Anif earns 12,500 Afghanis (US$225) a month. She started her career carrying out house searches in Kandahar province,
where there are currently 52 policewomen. Now assigned to Kabul's city
gate in Pul-e-Charkhi, Anif and another policewoman search female
passengers coming into the city, often pulling them aside to look
beneath their burqas out of sight from men.
Female
body searches - once a rarity in Afghanistan - have gained prominence
after male insurgents began disguising themselves with burqas. Cultrual
mores dictate that men - including law enforcement officers – cannot
speak to or search females that they are not related to.
In
recent years, the Taliban have exploited this security loophole. In an
attack last summer on a popular tourist resort near Kabul that killed
more than 20 people, militants dressed as women to conceal weapons under
burqas and passed through checkpoints undetected.
Today,
female bodychecks are compulsory in front of every government building
and are carried out by women security officers. Even Afghan Special
Forces commandos - trained by US Special Forces - have incorporated a
female team. Women of the Cultural Support Unit handle, search and
arrest women and children during Special Forces house raids.
Challenges ahead
Despite ongoing female security force recruitment initiatives, hiring women and retaining them has proven a challenge.
Lailamah
Walizadah said she recruited three women in the first week of September
alone, the first time she's done that in her career. She has worked
three years as a police recruiter, first in Takhar province and now in
the northern province of Parwan.
However, Walizadah said it remains extremely difficult to convince women to join law enforcement, especially now that anti-government militants have regained momentum in Parwan.

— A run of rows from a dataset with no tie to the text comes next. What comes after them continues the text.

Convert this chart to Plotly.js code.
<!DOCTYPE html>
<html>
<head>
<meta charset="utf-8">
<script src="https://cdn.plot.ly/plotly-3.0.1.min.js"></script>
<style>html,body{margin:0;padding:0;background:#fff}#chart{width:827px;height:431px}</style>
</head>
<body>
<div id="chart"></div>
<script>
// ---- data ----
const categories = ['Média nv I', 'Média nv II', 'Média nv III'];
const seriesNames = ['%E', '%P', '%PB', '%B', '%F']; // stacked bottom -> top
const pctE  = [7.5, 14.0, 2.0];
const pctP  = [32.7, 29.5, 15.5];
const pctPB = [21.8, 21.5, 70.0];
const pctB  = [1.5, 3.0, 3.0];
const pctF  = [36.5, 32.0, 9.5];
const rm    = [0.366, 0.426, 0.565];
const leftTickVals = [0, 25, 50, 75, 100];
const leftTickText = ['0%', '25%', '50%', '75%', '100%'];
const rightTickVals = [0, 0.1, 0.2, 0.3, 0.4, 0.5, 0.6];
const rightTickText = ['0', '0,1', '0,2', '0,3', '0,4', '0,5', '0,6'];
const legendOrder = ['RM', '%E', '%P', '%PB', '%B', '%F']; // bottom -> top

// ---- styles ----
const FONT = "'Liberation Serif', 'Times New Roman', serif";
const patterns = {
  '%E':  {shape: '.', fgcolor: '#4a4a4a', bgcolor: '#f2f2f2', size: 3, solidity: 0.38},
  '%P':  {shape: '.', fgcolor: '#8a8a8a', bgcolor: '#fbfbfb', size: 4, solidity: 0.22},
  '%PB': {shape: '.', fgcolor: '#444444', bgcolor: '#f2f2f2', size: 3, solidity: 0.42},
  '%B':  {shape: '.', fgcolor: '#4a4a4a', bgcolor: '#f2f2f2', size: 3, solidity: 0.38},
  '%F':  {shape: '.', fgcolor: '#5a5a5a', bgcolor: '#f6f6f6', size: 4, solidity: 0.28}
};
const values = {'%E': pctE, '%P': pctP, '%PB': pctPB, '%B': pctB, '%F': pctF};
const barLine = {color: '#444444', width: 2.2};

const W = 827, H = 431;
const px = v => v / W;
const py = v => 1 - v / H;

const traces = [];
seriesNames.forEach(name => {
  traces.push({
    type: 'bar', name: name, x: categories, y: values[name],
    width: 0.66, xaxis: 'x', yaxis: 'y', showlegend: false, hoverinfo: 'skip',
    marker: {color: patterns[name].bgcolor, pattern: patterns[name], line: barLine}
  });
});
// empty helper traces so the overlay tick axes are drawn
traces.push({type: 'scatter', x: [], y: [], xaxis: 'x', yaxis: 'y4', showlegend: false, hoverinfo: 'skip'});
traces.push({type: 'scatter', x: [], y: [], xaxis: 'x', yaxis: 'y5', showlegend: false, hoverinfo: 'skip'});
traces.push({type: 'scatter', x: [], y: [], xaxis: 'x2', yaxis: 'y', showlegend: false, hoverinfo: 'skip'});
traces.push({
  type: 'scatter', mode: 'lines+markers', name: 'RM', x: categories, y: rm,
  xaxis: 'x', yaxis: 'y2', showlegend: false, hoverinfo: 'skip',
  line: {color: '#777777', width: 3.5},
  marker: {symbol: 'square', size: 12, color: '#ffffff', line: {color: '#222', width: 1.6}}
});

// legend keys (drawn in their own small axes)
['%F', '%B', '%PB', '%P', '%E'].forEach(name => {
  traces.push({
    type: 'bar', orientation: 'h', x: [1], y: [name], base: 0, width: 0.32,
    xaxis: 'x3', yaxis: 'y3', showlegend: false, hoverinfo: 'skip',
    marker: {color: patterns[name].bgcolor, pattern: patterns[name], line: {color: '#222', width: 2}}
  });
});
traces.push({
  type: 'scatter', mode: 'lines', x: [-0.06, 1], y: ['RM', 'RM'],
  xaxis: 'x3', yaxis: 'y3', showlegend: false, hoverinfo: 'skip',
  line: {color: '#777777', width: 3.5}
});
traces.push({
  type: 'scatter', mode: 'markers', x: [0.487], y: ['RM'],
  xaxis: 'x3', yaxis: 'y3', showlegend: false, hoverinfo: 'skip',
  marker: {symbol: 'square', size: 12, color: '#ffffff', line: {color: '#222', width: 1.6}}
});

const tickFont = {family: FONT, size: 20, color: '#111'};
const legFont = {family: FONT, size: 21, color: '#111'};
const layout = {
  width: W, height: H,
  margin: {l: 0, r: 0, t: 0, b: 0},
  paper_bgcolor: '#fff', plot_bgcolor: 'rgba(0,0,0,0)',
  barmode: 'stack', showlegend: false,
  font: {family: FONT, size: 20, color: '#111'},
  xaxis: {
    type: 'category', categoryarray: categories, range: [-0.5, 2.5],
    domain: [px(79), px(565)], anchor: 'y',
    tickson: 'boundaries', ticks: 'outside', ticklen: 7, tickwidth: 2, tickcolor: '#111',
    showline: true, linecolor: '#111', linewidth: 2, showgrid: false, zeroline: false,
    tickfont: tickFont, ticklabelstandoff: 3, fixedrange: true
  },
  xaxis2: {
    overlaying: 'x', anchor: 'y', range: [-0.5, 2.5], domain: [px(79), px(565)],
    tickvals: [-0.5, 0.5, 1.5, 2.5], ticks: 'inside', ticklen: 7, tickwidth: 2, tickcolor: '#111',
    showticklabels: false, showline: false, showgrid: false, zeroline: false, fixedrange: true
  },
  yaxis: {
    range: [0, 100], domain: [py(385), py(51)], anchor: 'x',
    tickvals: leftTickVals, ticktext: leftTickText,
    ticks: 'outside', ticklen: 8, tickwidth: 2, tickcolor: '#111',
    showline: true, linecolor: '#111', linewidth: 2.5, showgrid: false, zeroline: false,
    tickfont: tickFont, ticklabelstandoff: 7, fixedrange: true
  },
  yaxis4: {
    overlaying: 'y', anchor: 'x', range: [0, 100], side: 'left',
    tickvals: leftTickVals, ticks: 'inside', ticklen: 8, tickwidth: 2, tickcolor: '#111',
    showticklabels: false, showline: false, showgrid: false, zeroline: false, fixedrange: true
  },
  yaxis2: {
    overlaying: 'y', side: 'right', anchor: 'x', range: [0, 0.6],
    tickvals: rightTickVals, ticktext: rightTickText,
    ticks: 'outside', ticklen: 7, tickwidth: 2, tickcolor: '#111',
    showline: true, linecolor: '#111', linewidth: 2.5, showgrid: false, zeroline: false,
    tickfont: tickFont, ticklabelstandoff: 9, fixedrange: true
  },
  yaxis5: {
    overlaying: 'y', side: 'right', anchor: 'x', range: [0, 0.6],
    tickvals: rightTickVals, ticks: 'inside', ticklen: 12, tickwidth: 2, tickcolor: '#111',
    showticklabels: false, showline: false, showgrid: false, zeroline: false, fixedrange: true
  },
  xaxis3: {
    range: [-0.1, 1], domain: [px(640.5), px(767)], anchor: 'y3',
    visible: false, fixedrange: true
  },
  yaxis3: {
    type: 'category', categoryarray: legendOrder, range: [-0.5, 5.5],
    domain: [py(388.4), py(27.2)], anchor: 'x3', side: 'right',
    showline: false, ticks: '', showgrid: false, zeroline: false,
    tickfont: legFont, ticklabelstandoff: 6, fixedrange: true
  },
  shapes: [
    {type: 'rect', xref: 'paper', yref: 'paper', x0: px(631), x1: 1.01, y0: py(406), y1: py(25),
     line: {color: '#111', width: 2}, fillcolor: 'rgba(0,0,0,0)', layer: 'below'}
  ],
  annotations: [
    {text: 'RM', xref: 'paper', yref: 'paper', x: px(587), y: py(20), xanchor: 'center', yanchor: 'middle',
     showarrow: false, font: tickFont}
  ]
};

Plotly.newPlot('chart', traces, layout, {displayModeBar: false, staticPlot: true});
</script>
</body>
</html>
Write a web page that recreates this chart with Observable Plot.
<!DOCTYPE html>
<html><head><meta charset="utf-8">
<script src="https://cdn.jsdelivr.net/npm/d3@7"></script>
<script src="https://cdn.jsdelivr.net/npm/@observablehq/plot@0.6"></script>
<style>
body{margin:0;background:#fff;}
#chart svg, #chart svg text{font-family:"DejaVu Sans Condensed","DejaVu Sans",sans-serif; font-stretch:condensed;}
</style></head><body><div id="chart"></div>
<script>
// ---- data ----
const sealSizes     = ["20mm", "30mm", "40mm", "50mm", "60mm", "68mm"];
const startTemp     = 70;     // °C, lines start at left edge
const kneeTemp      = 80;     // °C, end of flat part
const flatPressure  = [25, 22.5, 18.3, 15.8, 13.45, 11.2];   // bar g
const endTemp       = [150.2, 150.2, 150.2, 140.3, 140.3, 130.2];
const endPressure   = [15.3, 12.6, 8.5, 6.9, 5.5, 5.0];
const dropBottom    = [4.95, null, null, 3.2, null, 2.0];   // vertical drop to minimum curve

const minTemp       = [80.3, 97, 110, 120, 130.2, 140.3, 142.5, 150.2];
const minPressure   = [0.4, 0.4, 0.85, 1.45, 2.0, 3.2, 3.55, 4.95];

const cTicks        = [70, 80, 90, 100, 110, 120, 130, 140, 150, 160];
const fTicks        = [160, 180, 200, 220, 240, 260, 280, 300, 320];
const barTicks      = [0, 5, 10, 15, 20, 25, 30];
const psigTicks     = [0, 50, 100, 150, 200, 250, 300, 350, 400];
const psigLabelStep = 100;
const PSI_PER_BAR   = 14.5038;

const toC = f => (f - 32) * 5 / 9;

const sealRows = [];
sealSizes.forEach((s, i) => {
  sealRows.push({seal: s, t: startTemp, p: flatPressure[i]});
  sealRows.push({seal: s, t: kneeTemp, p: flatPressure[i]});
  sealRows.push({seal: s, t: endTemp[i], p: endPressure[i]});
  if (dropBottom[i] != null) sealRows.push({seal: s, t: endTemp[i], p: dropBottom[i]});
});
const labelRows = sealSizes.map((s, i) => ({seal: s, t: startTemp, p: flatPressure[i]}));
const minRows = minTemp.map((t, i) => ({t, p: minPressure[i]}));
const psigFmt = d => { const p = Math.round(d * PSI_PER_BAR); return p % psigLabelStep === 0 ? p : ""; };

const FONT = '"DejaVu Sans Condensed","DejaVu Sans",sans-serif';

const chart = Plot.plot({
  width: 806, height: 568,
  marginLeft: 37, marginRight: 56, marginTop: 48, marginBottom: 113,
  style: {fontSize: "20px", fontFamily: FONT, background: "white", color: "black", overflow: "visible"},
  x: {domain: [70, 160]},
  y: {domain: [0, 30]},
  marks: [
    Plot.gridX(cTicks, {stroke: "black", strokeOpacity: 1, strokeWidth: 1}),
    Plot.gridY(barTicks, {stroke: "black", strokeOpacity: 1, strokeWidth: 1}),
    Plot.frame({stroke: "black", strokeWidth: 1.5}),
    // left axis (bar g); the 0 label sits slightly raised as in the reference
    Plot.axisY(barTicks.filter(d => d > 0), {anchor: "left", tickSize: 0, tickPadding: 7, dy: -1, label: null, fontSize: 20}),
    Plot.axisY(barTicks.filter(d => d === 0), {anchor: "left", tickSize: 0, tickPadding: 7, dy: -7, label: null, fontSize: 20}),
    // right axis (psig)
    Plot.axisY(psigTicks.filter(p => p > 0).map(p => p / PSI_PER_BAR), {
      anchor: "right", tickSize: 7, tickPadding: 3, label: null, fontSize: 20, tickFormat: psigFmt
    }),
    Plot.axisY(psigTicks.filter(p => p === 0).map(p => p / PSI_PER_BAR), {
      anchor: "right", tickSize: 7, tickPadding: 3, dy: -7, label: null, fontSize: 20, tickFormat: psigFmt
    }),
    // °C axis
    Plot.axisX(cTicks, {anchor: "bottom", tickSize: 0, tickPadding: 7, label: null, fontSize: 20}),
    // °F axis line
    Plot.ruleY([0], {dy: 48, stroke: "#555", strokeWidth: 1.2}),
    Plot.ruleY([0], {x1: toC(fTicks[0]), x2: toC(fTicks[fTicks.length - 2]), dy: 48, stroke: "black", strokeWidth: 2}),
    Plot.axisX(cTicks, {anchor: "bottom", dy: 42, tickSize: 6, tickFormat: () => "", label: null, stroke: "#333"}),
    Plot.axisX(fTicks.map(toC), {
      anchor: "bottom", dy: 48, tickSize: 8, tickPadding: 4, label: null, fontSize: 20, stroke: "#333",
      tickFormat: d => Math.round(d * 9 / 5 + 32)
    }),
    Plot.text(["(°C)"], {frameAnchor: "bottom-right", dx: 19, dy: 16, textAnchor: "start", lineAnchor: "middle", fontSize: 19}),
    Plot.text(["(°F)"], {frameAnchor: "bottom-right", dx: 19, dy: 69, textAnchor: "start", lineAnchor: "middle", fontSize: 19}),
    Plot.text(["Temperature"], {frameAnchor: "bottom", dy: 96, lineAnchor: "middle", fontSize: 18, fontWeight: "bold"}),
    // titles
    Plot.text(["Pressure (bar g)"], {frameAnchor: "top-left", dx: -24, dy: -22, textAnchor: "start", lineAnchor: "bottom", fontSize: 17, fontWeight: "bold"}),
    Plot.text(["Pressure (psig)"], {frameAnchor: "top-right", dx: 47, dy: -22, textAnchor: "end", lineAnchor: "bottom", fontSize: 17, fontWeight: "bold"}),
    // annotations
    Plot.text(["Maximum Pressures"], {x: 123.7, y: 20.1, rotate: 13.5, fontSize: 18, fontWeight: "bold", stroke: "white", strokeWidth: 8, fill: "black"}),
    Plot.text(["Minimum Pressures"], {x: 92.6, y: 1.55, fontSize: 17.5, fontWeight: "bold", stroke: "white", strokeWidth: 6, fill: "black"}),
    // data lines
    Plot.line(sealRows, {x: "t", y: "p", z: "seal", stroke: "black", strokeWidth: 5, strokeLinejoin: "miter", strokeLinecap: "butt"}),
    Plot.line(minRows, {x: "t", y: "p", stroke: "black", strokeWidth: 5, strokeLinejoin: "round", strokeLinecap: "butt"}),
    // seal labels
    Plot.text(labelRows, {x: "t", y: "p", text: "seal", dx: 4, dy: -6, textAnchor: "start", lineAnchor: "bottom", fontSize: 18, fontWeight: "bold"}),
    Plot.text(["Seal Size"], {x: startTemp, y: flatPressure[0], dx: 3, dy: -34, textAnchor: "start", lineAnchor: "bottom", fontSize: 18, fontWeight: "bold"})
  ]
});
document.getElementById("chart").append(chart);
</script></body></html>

"Even when I give them financial incentives to join, they often refuse saying it is too dangerous. They are afraid of reprisals," Walizadah told Al Jazeera over the phone.
She
faces another hurdle - social stigma. Because policewomen work
alongside men, a career as a police officer is not deemed an acceptable
profession by many in Afghan society. As one of nine policewomen in the
provincial capital Charikar, Walizadah insisted that women would "change
their minds if they tried it," but some of their relatives disapprove
of policing.
The
police force remains a dangerous place for women internally as well.
Reports of abuse against female officers by male colleagues have
surfaced, and the Afghan Independent Human Rights Commission has accused
the Afghan National Police of not doing enough to protect its female
staff.
Asked about it, Anif says she has never had any such problems.
"The men in my unit are so young that they are like my sons," she said, in front of her commander. "Our responsibilities are distinct and we use separate facilities."
Anif
said proof that there wasn't a problem with male harassment and
bullying against female officers is found in the number of women with
husbands now seeking employment with Afghan security forces.
"More married women are joining, and they should not be afraid to do so," Anif said.